Emilia also hints at her loyalty potentially being to her own self first (though she has played the game of the obedient wife throughout the majority of the play) in Act IV, scene iii.  She gives a very famous speech about wives and what the "owe" their husbands, and it exposes, I suspect, her true feelings about who she will ultimately protect when all the chips are down -- herself.

...Let husbands know

Their wives have sense like them:  they see and smell

And have their palates both for sweet and sour

As husbands have.

She certainly, it seems, feels free and able to speak her true mind in Desdemona's presence, unlike her behaviour with Iago.  So, I would say that she also feels a strong loyalty to Desdemona, and though it is too late to save her mistress, does indeed defend her name at the end of the play.

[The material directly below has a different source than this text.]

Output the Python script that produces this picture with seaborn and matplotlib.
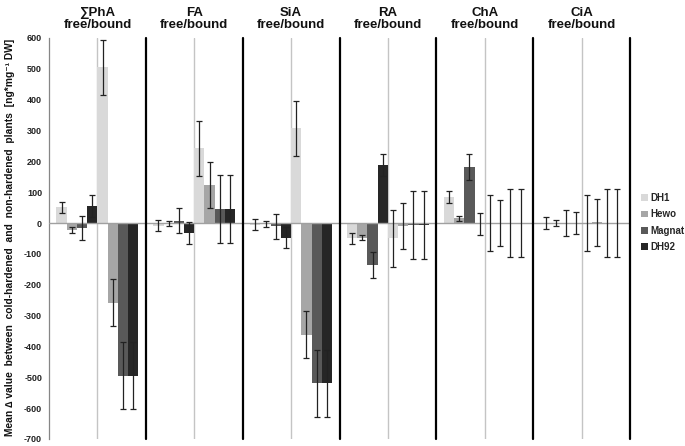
import numpy as np
import pandas as pd
import matplotlib
matplotlib.use("Agg")
import matplotlib.pyplot as plt
import matplotlib.transforms as mtransforms
from matplotlib.patches import Patch
import seaborn as sns

# ---------------- data ----------------
groups = ["∑PhA", "FA", "SiA", "RA", "ChA", "CiA"]
cultivars = ["DH1", "Hewo", "Magnat", "DH92"]
parts = ["free", "bound"]

dh1_free = [51, -9, -5, -50, 85, 0]
dh1_free_err = [18, 18, 18, 19, 20, 19]
hewo_free = [-22, -2, -3, -48, 15, 1]
hewo_free_err = [9, 9, 9, 8, 9, 9]
magnat_free = [-16, 8, -10, -136, 182, 0]
magnat_free_err = [40, 40, 41, 41, 42, 41]
dh92_free = [56, -32, -47, 188, -3, 1]
dh92_free_err = [35, 35, 35, 36, 35, 35]

dh1_bound = [505, 243, 307, -50, 1, 1]
dh1_bound_err = [90, 89, 90, 91, 90, 90]
hewo_bound = [-258, 124, -362, -10, 0, 2]
hewo_bound_err = [76, 75, 76, 75, 75, 75]
magnat_bound = [-495, 45, -520, -6, 0, 0]
magnat_bound_err = [109, 110, 110, 109, 109, 110]
dh92_bound = [-495, 45, -520, -6, 0, 0]
dh92_bound_err = [109, 110, 110, 109, 109, 110]

yticks = list(range(-700, 601, 100))

colors = ["#d9d9d9", "#a6a6a6", "#595959", "#262626"]

# ---------------- table ----------------
series = {
    ("free", "DH1"): (dh1_free, dh1_free_err),
    ("free", "Hewo"): (hewo_free, hewo_free_err),
    ("free", "Magnat"): (magnat_free, magnat_free_err),
    ("free", "DH92"): (dh92_free, dh92_free_err),
    ("bound", "DH1"): (dh1_bound, dh1_bound_err),
    ("bound", "Hewo"): (hewo_bound, hewo_bound_err),
    ("bound", "Magnat"): (magnat_bound, magnat_bound_err),
    ("bound", "DH92"): (dh92_bound, dh92_bound_err),
}
levels = [f"{p} {c}" for p in parts for c in cultivars]
rows = []
for p in parts:
    for c in cultivars:
        vals, errs = series[(p, c)]
        for g, v, e in zip(groups, vals, errs):
            rows.append({"group": g, "level": f"{p} {c}", "value": v, "err": e})
df = pd.DataFrame(rows)

# ---------------- style ----------------
sns.set_theme(style="white")
plt.rcParams["font.family"] = ["Liberation Sans", "DejaVu Sans"]

W, H = 685, 446
fig = plt.figure(figsize=(W / 100, H / 100), dpi=100)
left, right, top, bottom = 49, 630, 38, 439
ax = fig.add_axes([left / W, 1 - bottom / H, (right - left) / W, (bottom - top) / H])

pal = colors + colors
sns.barplot(data=df, x="group", y="value", hue="level", order=groups,
            hue_order=levels, palette=pal, width=82 / 97, saturation=1,
            errorbar=None, legend=False, linewidth=0, ax=ax, zorder=2)

for cont, lev in zip(ax.containers, levels):
    sub = df[df["level"] == lev].set_index("group").loc[groups]
    xs = [b.get_x() + b.get_width() / 2 for b in cont]
    ax.errorbar(xs, sub["value"].values, yerr=sub["err"].values, fmt="none",
                ecolor="#222222", elinewidth=0.9, capsize=2.3, capthick=0.9,
                zorder=4)

ax.set_xlim(-0.5, len(groups) - 0.5)
ax.set_ylim(-700, 600)
ax.set_yticks(yticks)
ax.set_yticklabels([str(t) for t in yticks], fontsize=6.5, fontweight="bold",
                   color="#222222")
ax.tick_params(axis="y", direction="out", length=3, width=0.8, color="#868686", pad=2)
ax.set_xticks([])
ax.set_xlabel("")
ax.set_ylabel("")

for s in ["top", "right", "bottom"]:
    ax.spines[s].set_visible(False)
ax.spines["left"].set_color("#868686")
ax.spines["left"].set_linewidth(0.9)

# zero line
ax.axhline(0, color="#a0a0a0", lw=1.0, zorder=3)
# separators
for i in range(len(groups)):
    ax.axvline(i, color="#c4c4c4", lw=1.0, zorder=1)
    ax.axvline(i + 0.5, color="black", lw=1.6, zorder=5, clip_on=False)

# group titles
trans = mtransforms.blended_transform_factory(ax.transData, ax.transAxes)
for i, g in enumerate(groups):
    ax.text(i, 1 + 7 / (bottom - top), f"{g}\nfree/bound", transform=trans,
            ha="center", va="bottom", fontsize=9.5, fontweight="bold",
            linespacing=1.05, color="#111111")

# y label
fig.text(10 / W, 1 - 237 / H,
         "Mean \u2206 value  between  cold-hardened  and  non-hardened  plants  [ng*mg\u207b\u00b9 DW]",
         rotation=90, ha="center", va="center", fontsize=7.4, fontweight="bold",
         color="#111111")

# legend
handles = [Patch(facecolor=c, edgecolor="none") for c in colors]
fig.legend(handles, cultivars, loc="upper left",
           bbox_to_anchor=(641 / W, 1 - 193 / H), frameon=False,
           prop={"size": 7, "weight": "bold"}, handlelength=0.7,
           handleheight=0.7, handletextpad=0.3, labelspacing=0.65,
           borderpad=0, borderaxespad=0)

fig.savefig("out.png", dpi=100)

susan3smith eNotes educator| Certified Educator

In Act 3, Emilia is clearly loyal to her husband.  She steals the handkerchief because Iago bade her to and she remains silent when Othello questions Desdemona as to its whereabouts.  But at the end of the play in Act 5, Emilia's loyalties change.  She cares not for Othello's sword, and she will vouch for Desdemona's faithfulness even if it means her own death.  When she finds out that Iago is the instigator of the slander against her mistress, Emilia does not hesitate to tell the truth about the handkerchief even if it means that she will "ne'er go home again.'  Emilia becomes heroic at the end of the play, and she is the one who makes Othello understand the wrongness of his action, clears Desdemona's name, and exposes Iago for the villain that he is.  She is loyal to Desdemona, wanting to die by her mistress's side, but she is more loyal to Truth.

Ashley Kannan eNotes educator| Certified Educator

There are many questions and implications here.  Indeed, Emilia does hold loyalty to Iago as she unwillingly participates in his scheme.  Yet, she does assert her own voice against him and is the only one who really is free from his manipulation.  When she understands the truth of what is happening, she is the one who speaks out and seeks to establish some semblance of moral order in a setting where Iago and others have done significant damage to it.  Her commitment to clearing Desdemona's name, asserting the truth to Othello, and repudiating her husband's actions are where her loyalty does lie in the end when she is aware of the full magnitude of what is happening.  The "twenty lives" line is a testament to this commitment.